Your objective: All of the data that follows should be retyped exactly, please, except the pictures.

Start

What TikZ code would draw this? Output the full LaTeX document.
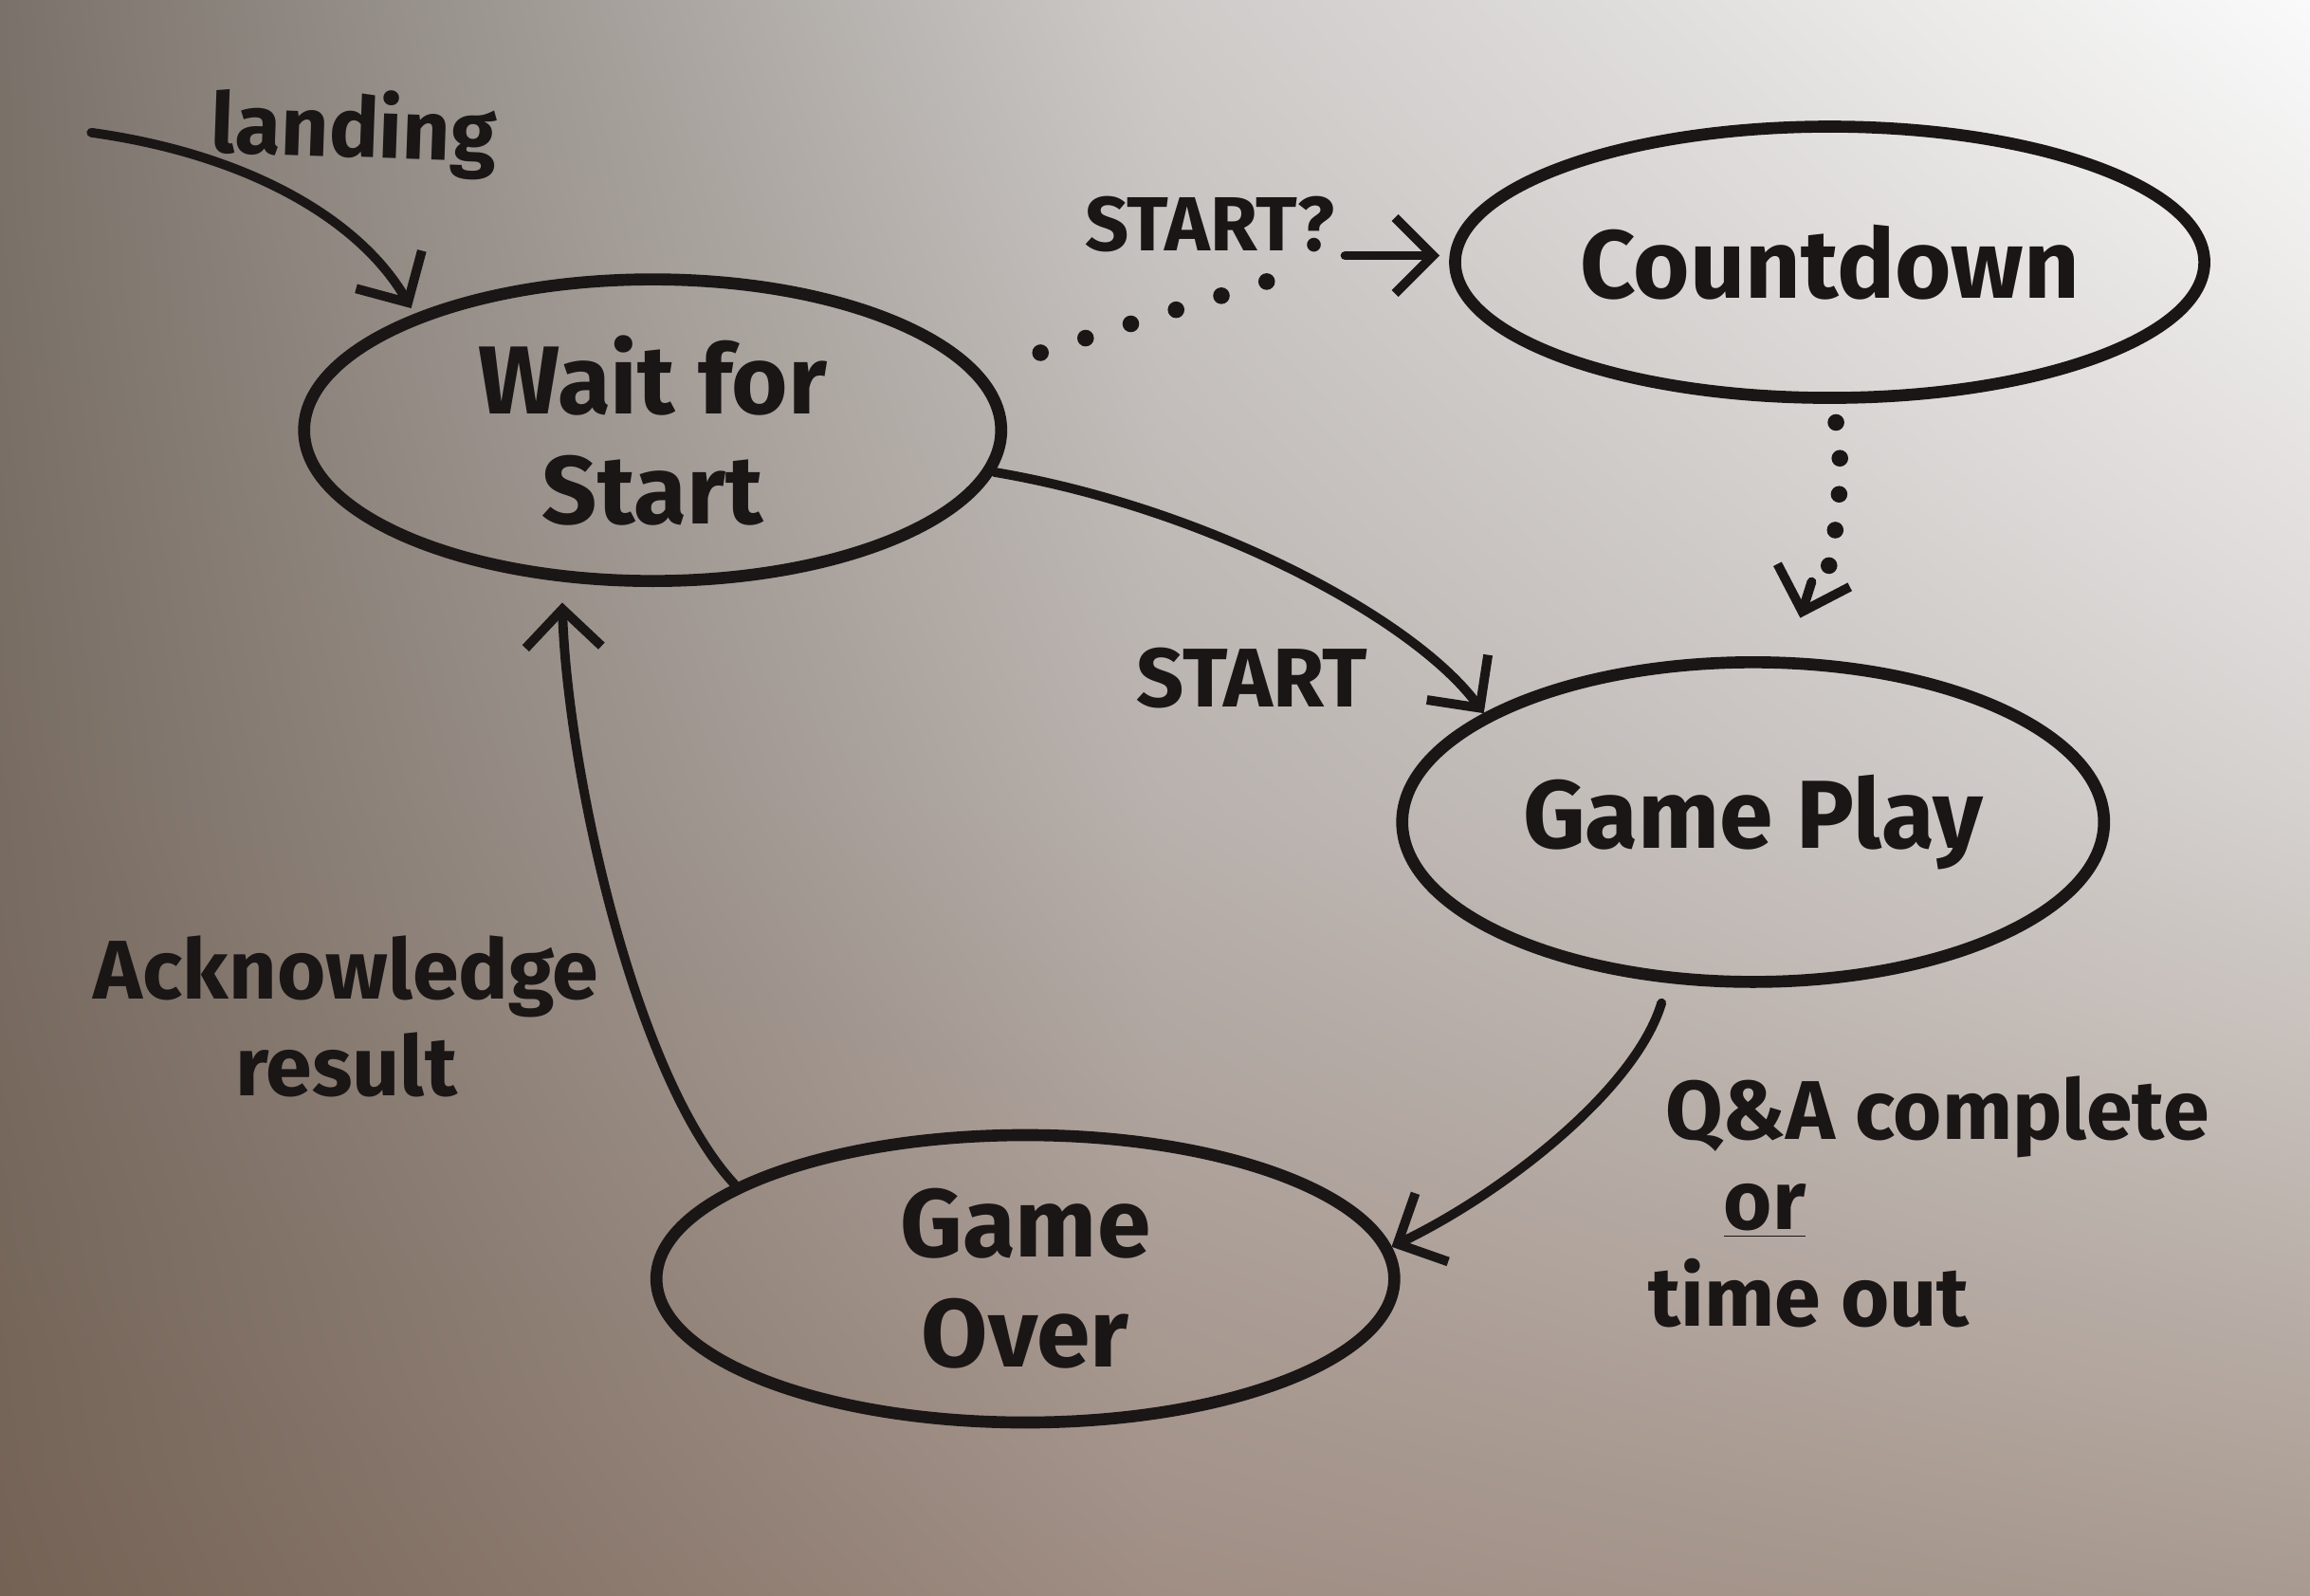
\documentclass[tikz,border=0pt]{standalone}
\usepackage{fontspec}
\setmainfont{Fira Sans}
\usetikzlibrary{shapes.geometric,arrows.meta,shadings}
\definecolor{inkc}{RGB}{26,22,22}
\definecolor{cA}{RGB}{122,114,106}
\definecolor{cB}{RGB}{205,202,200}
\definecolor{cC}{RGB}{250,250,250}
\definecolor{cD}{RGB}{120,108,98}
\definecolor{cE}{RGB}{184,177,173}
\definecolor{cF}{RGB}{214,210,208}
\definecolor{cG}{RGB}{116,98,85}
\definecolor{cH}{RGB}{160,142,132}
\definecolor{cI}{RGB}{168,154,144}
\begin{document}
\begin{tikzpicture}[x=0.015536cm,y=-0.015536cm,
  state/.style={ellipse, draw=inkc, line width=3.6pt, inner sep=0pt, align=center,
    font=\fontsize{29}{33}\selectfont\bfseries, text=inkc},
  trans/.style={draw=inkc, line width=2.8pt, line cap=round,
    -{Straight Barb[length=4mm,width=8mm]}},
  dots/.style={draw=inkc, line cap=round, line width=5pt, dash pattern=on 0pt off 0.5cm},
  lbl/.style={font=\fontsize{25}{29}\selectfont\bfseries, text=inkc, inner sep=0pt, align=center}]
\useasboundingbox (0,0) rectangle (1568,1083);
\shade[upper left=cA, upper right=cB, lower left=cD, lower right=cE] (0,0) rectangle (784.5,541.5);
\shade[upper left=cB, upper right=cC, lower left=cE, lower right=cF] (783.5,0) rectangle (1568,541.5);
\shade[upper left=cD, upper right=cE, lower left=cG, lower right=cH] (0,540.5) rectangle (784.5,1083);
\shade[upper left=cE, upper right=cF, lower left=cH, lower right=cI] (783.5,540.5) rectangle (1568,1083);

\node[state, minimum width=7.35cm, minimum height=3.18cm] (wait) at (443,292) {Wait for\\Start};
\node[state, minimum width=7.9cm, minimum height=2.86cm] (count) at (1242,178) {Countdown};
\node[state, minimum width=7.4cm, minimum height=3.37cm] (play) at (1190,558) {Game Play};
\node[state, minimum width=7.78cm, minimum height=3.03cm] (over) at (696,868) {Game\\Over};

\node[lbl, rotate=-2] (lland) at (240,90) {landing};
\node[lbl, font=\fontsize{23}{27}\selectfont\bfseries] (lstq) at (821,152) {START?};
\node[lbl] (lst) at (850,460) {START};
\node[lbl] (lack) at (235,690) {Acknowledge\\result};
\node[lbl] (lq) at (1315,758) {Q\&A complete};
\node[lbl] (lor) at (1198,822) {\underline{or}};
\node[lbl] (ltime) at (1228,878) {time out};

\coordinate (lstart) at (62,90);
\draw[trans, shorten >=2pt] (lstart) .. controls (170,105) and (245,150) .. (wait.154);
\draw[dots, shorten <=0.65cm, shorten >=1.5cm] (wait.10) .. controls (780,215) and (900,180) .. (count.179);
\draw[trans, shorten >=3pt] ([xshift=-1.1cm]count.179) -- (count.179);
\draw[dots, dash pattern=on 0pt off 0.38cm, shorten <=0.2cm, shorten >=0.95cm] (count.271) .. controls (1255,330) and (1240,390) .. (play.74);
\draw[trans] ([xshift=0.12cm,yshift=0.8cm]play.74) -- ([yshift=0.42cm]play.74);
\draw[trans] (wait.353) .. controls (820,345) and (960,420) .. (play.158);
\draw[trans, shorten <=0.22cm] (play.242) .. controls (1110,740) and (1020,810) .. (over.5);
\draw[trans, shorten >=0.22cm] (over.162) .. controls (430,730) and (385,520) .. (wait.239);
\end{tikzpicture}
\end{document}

End

Completed exercise:
What TikZ code would draw this? Output the full LaTeX document.
\documentclass[tikz,border=0pt]{standalone}
\usepackage{fontspec}
\setmainfont{Fira Sans}
\usetikzlibrary{shapes.geometric,arrows.meta,shadings}
\definecolor{inkc}{RGB}{26,22,22}
\definecolor{cA}{RGB}{122,114,106}
\definecolor{cB}{RGB}{205,202,200}
\definecolor{cC}{RGB}{250,250,250}
\definecolor{cD}{RGB}{120,108,98}
\definecolor{cE}{RGB}{184,177,173}
\definecolor{cF}{RGB}{214,210,208}
\definecolor{cG}{RGB}{116,98,85}
\definecolor{cH}{RGB}{160,142,132}
\definecolor{cI}{RGB}{168,154,144}
\begin{document}
\begin{tikzpicture}[x=0.015536cm,y=-0.015536cm,
  state/.style={ellipse, draw=inkc, line width=3.6pt, inner sep=0pt, align=center,
    font=\fontsize{29}{33}\selectfont\bfseries, text=inkc},
  trans/.style={draw=inkc, line width=2.8pt, line cap=round,
    -{Straight Barb[length=4mm,width=8mm]}},
  dots/.style={draw=inkc, line cap=round, line width=5pt, dash pattern=on 0pt off 0.5cm},
  lbl/.style={font=\fontsize{25}{29}\selectfont\bfseries, text=inkc, inner sep=0pt, align=center}]
\useasboundingbox (0,0) rectangle (1568,1083);
\shade[upper left=cA, upper right=cB, lower left=cD, lower right=cE] (0,0) rectangle (784.5,541.5);
\shade[upper left=cB, upper right=cC, lower left=cE, lower right=cF] (783.5,0) rectangle (1568,541.5);
\shade[upper left=cD, upper right=cE, lower left=cG, lower right=cH] (0,540.5) rectangle (784.5,1083);
\shade[upper left=cE, upper right=cF, lower left=cH, lower right=cI] (783.5,540.5) rectangle (1568,1083);

\node[state, minimum width=7.35cm, minimum height=3.18cm] (wait) at (443,292) {Wait for\\Start};
\node[state, minimum width=7.9cm, minimum height=2.86cm] (count) at (1242,178) {Countdown};
\node[state, minimum width=7.4cm, minimum height=3.37cm] (play) at (1190,558) {Game Play};
\node[state, minimum width=7.78cm, minimum height=3.03cm] (over) at (696,868) {Game\\Over};

\node[lbl, rotate=-2] (lland) at (240,90) {landing};
\node[lbl, font=\fontsize{23}{27}\selectfont\bfseries] (lstq) at (821,152) {START?};
\node[lbl] (lst) at (850,460) {START};
\node[lbl] (lack) at (235,690) {Acknowledge\\result};
\node[lbl] (lq) at (1315,758) {Q\&A complete};
\node[lbl] (lor) at (1198,822) {\underline{or}};
\node[lbl] (ltime) at (1228,878) {time out};

\coordinate (lstart) at (62,90);
\draw[trans, shorten >=2pt] (lstart) .. controls (170,105) and (245,150) .. (wait.154);
\draw[dots, shorten <=0.65cm, shorten >=1.5cm] (wait.10) .. controls (780,215) and (900,180) .. (count.179);
\draw[trans, shorten >=3pt] ([xshift=-1.1cm]count.179) -- (count.179);
\draw[dots, dash pattern=on 0pt off 0.38cm, shorten <=0.2cm, shorten >=0.95cm] (count.271) .. controls (1255,330) and (1240,390) .. (play.74);
\draw[trans] ([xshift=0.12cm,yshift=0.8cm]play.74) -- ([yshift=0.42cm]play.74);
\draw[trans] (wait.353) .. controls (820,345) and (960,420) .. (play.158);
\draw[trans, shorten <=0.22cm] (play.242) .. controls (1110,740) and (1020,810) .. (over.5);
\draw[trans, shorten >=0.22cm] (over.162) .. controls (430,730) and (385,520) .. (wait.239);
\end{tikzpicture}
\end{document}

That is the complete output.